Which, together with the cost of temp staff hauled in to cover – absenteeism plus presenteeism – comes to £6,264. Money you’re ALREADY PAYING OUT for one staff member per year.

And 15 staff members, because you’re all in the same office together? Do the math. That’s a whacking £93,960 – one heck of a bill to pay for basically nothing.

Getting your own back

OK, so what can you do about it? Plugging a leak like that could finance all kinds of things. Shouldn’t you be able to get some of that back?

Yes, there is. Which is what we mean by a wellness rebate. Recovering costs that are otherwise going down the drain.

Obviously you can’t recover all of it. Long term conditions like depression, COPD, or recurring migraines don’t go away – and accidents can make anybody under-powered.

But all of us are susceptible to germs – and all of us come down with some bug or other – usually when we least expect it.

That’s OK, as long as we isolate ourselves. Stay home and get better, without infecting anyone.

The trouble with germs is, they often incubate before we know they’re there. We can be carrying flu days before the first sneeze – or norovirus hours before the first violent upchuck.

Whoops, atchoo!

Meanwhile we’re contagious.

Everything we touch, everyone we talk to, can pick up whatever viruses or bacteria we have. Next thing, everyone is down with it. Bad news running a business that depends on human assets at full power all the time.

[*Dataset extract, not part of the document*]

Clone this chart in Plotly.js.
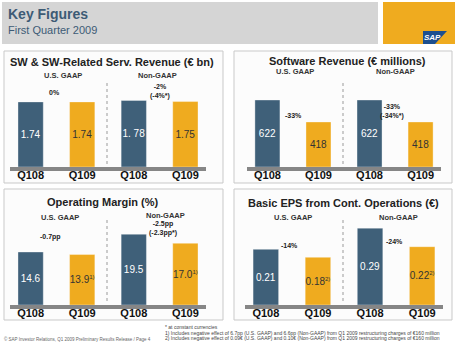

Which is where pressing the button comes in.

It’s the start button on a Hypersteriliser – a machine that destroys germs in enclosed workplaces by oxidising them with ionised hydrogen peroxide.

When staff go home, it mists up the entire place, reaching all surfaces and air spaces – even remote corners. Oxygen atoms clamp on to germs and rip them apart. In 40 minutes the whole place is sterile – to a Log 6 Sterility Assurance Level – 99.9999% elimination.

No viruses, no bacteria, no germs to make anyone sick. Everyone stays at 100% performance. And you’ve just saved yourself a massive chunk of £6,264 – or £93,960 if there’s 15 of you together in the office.

Not had a wellness rebate yet? Get on to your cleaning company and make waves. Or get a Hypersteriliser of your own.

At the rate you’re saving, it’ll pay for itself within weeks. Your staff will be bouncing around, full of the joys of spring. And you’ll be laughing all the way to the bank.